Rows –
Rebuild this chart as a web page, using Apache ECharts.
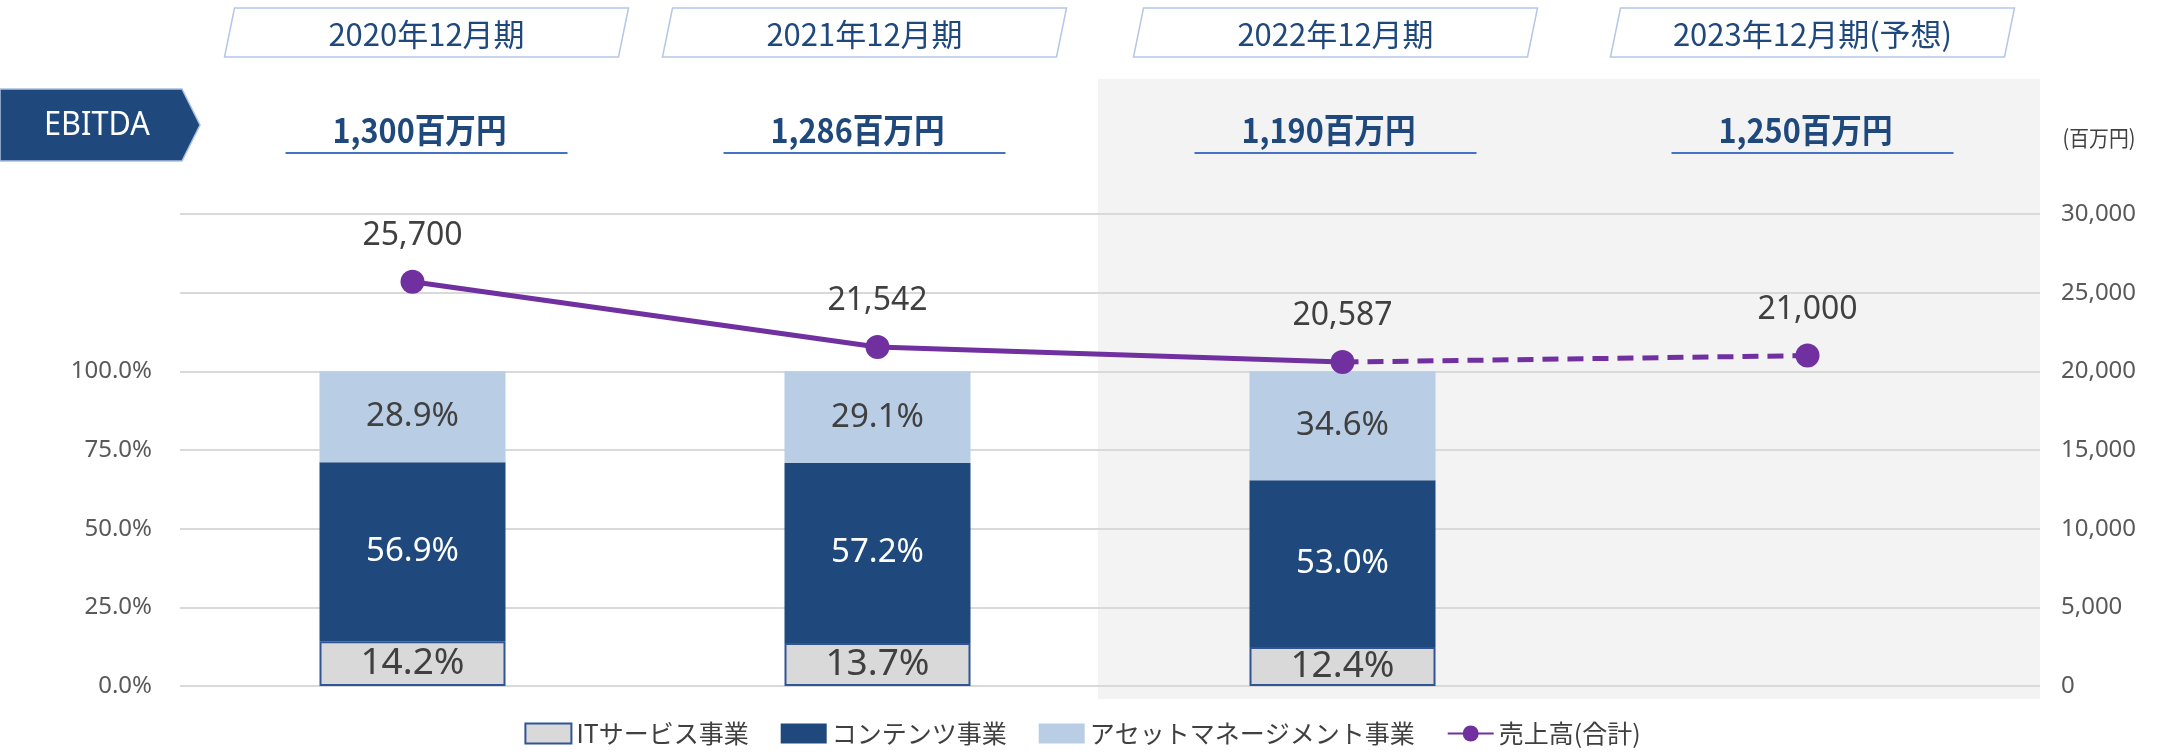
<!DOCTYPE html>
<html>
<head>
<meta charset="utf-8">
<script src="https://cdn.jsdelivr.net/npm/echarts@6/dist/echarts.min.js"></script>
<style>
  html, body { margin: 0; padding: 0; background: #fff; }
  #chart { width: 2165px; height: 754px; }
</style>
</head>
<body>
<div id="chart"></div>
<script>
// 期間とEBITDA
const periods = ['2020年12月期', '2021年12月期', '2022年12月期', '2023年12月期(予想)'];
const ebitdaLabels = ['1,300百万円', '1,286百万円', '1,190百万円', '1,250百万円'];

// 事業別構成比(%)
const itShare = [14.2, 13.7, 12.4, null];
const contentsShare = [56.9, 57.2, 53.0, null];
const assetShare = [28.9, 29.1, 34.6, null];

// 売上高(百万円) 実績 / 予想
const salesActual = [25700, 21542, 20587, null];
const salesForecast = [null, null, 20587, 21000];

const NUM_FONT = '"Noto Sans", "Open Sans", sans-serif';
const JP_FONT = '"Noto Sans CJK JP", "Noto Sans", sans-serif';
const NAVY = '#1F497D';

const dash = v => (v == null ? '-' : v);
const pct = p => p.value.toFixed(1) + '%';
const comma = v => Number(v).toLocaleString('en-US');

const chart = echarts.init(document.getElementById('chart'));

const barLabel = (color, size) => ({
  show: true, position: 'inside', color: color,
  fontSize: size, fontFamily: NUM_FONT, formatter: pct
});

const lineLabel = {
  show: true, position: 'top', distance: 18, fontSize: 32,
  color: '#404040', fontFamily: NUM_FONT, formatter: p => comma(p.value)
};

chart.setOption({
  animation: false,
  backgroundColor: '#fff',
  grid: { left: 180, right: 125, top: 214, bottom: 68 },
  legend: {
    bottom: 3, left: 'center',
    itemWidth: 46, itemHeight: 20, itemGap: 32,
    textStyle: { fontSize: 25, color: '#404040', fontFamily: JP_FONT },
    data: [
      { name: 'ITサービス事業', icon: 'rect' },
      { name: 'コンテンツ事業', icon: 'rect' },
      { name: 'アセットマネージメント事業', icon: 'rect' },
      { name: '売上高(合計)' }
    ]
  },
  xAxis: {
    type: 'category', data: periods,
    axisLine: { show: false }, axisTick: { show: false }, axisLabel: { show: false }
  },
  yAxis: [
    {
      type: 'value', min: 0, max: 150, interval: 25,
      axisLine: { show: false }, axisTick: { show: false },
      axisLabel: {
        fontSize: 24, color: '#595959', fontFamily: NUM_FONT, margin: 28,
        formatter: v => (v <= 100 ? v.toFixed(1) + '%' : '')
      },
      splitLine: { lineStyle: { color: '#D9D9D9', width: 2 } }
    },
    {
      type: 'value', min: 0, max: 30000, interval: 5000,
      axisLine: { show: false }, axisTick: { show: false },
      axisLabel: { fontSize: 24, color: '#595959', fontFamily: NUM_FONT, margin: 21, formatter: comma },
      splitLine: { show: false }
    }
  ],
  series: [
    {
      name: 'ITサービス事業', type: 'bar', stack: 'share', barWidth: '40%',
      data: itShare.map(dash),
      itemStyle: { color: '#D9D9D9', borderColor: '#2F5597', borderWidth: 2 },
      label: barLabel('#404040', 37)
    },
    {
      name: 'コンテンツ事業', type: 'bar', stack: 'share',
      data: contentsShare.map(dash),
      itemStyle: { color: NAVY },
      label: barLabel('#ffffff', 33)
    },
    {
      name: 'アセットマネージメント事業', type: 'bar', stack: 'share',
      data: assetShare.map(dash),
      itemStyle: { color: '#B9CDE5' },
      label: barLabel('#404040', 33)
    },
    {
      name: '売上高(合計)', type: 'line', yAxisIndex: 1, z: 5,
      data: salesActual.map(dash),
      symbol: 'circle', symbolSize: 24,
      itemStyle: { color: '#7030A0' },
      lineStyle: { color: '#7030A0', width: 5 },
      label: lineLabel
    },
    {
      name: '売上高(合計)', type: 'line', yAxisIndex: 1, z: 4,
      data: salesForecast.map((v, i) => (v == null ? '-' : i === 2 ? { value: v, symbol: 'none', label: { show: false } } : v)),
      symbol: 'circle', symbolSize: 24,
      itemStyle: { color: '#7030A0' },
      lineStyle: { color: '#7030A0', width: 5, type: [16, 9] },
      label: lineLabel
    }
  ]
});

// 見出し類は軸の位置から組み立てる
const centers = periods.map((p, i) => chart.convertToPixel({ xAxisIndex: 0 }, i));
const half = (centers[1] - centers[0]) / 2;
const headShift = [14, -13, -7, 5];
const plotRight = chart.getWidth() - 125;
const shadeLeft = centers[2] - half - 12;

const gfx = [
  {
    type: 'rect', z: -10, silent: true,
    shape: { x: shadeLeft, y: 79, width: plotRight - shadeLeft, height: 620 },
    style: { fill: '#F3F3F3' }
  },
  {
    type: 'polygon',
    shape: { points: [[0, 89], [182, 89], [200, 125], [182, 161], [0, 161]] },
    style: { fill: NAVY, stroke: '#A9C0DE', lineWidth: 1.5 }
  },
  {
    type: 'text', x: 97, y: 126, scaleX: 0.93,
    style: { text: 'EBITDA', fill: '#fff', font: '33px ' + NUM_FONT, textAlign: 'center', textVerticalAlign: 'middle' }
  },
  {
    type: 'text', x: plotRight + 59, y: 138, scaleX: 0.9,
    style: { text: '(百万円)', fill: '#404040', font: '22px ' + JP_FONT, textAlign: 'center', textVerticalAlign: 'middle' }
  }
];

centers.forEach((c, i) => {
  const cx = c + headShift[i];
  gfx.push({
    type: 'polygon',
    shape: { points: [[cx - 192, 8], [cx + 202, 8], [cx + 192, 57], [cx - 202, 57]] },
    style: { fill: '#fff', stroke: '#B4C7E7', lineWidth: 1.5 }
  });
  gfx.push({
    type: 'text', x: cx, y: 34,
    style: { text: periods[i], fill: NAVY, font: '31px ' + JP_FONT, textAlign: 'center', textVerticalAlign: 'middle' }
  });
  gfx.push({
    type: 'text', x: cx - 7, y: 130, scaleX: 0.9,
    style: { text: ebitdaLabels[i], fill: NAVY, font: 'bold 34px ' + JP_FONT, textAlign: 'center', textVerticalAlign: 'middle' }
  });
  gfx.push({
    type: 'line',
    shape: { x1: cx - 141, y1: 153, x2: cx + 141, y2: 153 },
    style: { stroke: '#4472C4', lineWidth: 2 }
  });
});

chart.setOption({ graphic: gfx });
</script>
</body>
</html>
---
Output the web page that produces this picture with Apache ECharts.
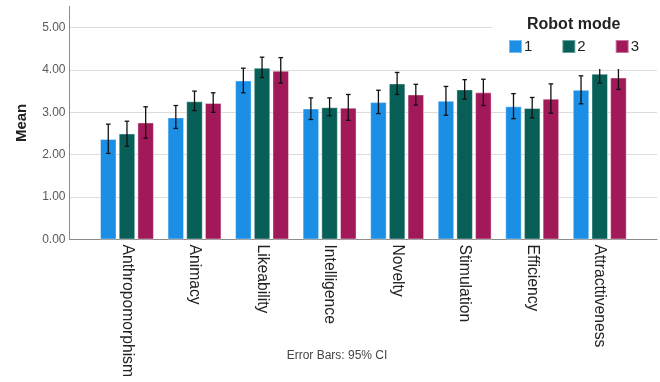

Given exercise – Look over the records above and copy each line that includes the string "page".

Correct output –
Rebuild this chart as a web page, using Apache ECharts.
Output the web page that produces this picture with Apache ECharts.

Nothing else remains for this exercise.